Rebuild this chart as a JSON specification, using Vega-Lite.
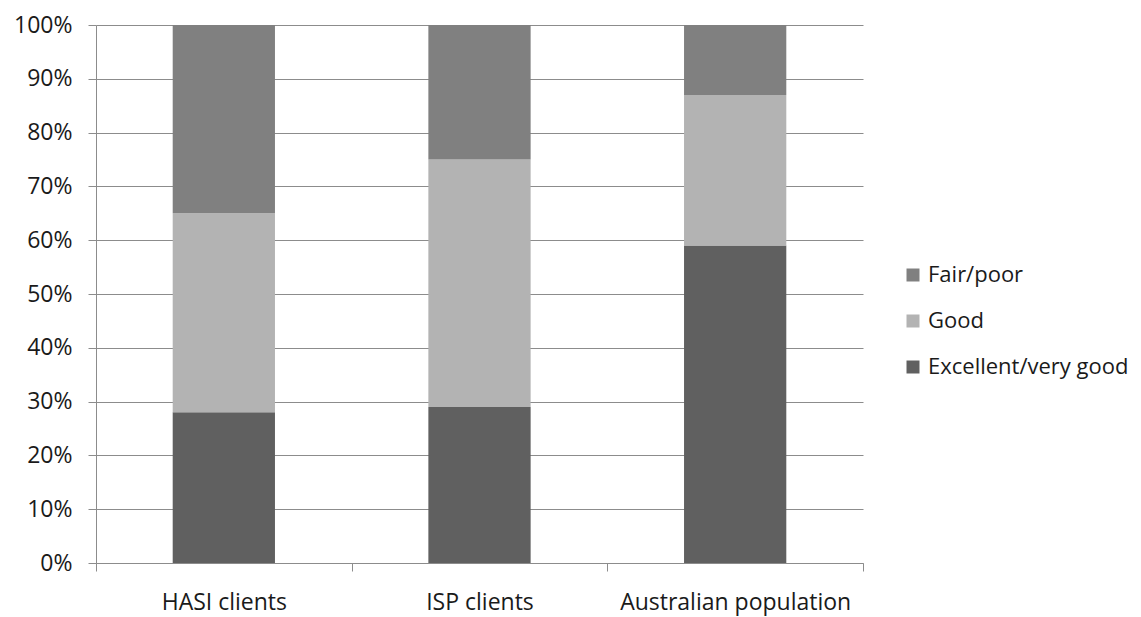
{
  "$schema": "https://vega.github.io/schema/vega-lite/v6.json",
  "width": 767,
  "height": 538,
  "autosize": {"type": "none"},
  "padding": {"left": 96, "top": 25, "right": 278, "bottom": 54},
  "background": "white",
  "config": {
    "view": {"stroke": null},
    "font": "Open Sans",
    "axis": {
      "domainColor": "#8c8c8c",
      "tickColor": "#8c8c8c",
      "gridColor": "#8c8c8c",
      "labelColor": "#1a1a1a",
      "labelFont": "Open Sans",
      "labelFontSize": 23,
      "labelOverlap": false,
      "labelLimit": 0,
      "title": null
    }
  },
  "data": {
    "values": [
      {"group": "HASI clients", "rating": "Excellent/very good", "value": 28},
      {"group": "HASI clients", "rating": "Good", "value": 37},
      {"group": "HASI clients", "rating": "Fair/poor", "value": 35},
      {"group": "ISP clients", "rating": "Excellent/very good", "value": 29},
      {"group": "ISP clients", "rating": "Good", "value": 46},
      {"group": "ISP clients", "rating": "Fair/poor", "value": 25},
      {"group": "Australian population", "rating": "Excellent/very good", "value": 59},
      {"group": "Australian population", "rating": "Good", "value": 28},
      {"group": "Australian population", "rating": "Fair/poor", "value": 13}
    ]
  },
  "transform": [
    {"calculate": "indexof(['Excellent/very good','Good','Fair/poor'], datum.rating)", "as": "ord"}
  ],
  "mark": {"type": "bar", "width": {"band": 0.4}},
  "encoding": {
    "x": {
      "field": "group",
      "type": "nominal",
      "sort": ["HASI clients", "ISP clients", "Australian population"],
      "scale": {"paddingInner": 0, "paddingOuter": 0},
      "axis": {
        "labelAngle": 0,
        "tickBand": "extent",
        "tickSize": 8,
        "labelPadding": 20,
        "domainWidth": 1
      }
    },
    "y": {
      "field": "value",
      "type": "quantitative",
      "stack": "normalize",
      "scale": {"domain": [0, 1]},
      "axis": {
        "format": ".0%",
        "values": [0, 0.1, 0.2, 0.3, 0.4, 0.5, 0.6, 0.7, 0.8, 0.9, 1],
        "tickSize": 8,
        "labelPadding": 16,
        "grid": true
      }
    },
    "color": {
      "field": "rating",
      "type": "nominal",
      "scale": {
        "domain": ["Fair/poor", "Good", "Excellent/very good"],
        "range": ["#808080", "#b3b3b3", "#606060"]
      },
      "legend": {
        "title": null,
        "orient": "none",
        "legendX": 806,
        "legendY": 239,
        "symbolType": "square",
        "symbolSize": 169,
        "symbolStrokeWidth": 0,
        "labelFontSize": 22,
        "labelFont": "Open Sans",
        "labelColor": "#1a1a1a",
        "labelOffset": 4,
        "labelLimit": 0,
        "rowPadding": 24
      }
    },
    "order": {"field": "ord", "type": "quantitative"}
  }
}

^^^^

Restate the data above word for word. Do not include the images.

▶ _Response_:
Rebuild this chart as a JSON specification, using Vega-Lite.
{
  "$schema": "https://vega.github.io/schema/vega-lite/v6.json",
  "width": 767,
  "height": 538,
  "autosize": {"type": "none"},
  "padding": {"left": 96, "top": 25, "right": 278, "bottom": 54},
  "background": "white",
  "config": {
    "view": {"stroke": null},
    "font": "Open Sans",
    "axis": {
      "domainColor": "#8c8c8c",
      "tickColor": "#8c8c8c",
      "gridColor": "#8c8c8c",
      "labelColor": "#1a1a1a",
      "labelFont": "Open Sans",
      "labelFontSize": 23,
      "labelOverlap": false,
      "labelLimit": 0,
      "title": null
    }
  },
  "data": {
    "values": [
      {"group": "HASI clients", "rating": "Excellent/very good", "value": 28},
      {"group": "HASI clients", "rating": "Good", "value": 37},
      {"group": "HASI clients", "rating": "Fair/poor", "value": 35},
      {"group": "ISP clients", "rating": "Excellent/very good", "value": 29},
      {"group": "ISP clients", "rating": "Good", "value": 46},
      {"group": "ISP clients", "rating": "Fair/poor", "value": 25},
      {"group": "Australian population", "rating": "Excellent/very good", "value": 59},
      {"group": "Australian population", "rating": "Good", "value": 28},
      {"group": "Australian population", "rating": "Fair/poor", "value": 13}
    ]
  },
  "transform": [
    {"calculate": "indexof(['Excellent/very good','Good','Fair/poor'], datum.rating)", "as": "ord"}
  ],
  "mark": {"type": "bar", "width": {"band": 0.4}},
  "encoding": {
    "x": {
      "field": "group",
      "type": "nominal",
      "sort": ["HASI clients", "ISP clients", "Australian population"],
      "scale": {"paddingInner": 0, "paddingOuter": 0},
      "axis": {
        "labelAngle": 0,
        "tickBand": "extent",
        "tickSize": 8,
        "labelPadding": 20,
        "domainWidth": 1
      }
    },
    "y": {
      "field": "value",
      "type": "quantitative",
      "stack": "normalize",
      "scale": {"domain": [0, 1]},
      "axis": {
        "format": ".0%",
        "values": [0, 0.1, 0.2, 0.3, 0.4, 0.5, 0.6, 0.7, 0.8, 0.9, 1],
        "tickSize": 8,
        "labelPadding": 16,
        "grid": true
      }
    },
    "color": {
      "field": "rating",
      "type": "nominal",
      "scale": {
        "domain": ["Fair/poor", "Good", "Excellent/very good"],
        "range": ["#808080", "#b3b3b3", "#606060"]
      },
      "legend": {
        "title": null,
        "orient": "none",
        "legendX": 806,
        "legendY": 239,
        "symbolType": "square",
        "symbolSize": 169,
        "symbolStrokeWidth": 0,
        "labelFontSize": 22,
        "labelFont": "Open Sans",
        "labelColor": "#1a1a1a",
        "labelOffset": 4,
        "labelLimit": 0,
        "rowPadding": 24
      }
    },
    "order": {"field": "ord", "type": "quantitative"}
  }
}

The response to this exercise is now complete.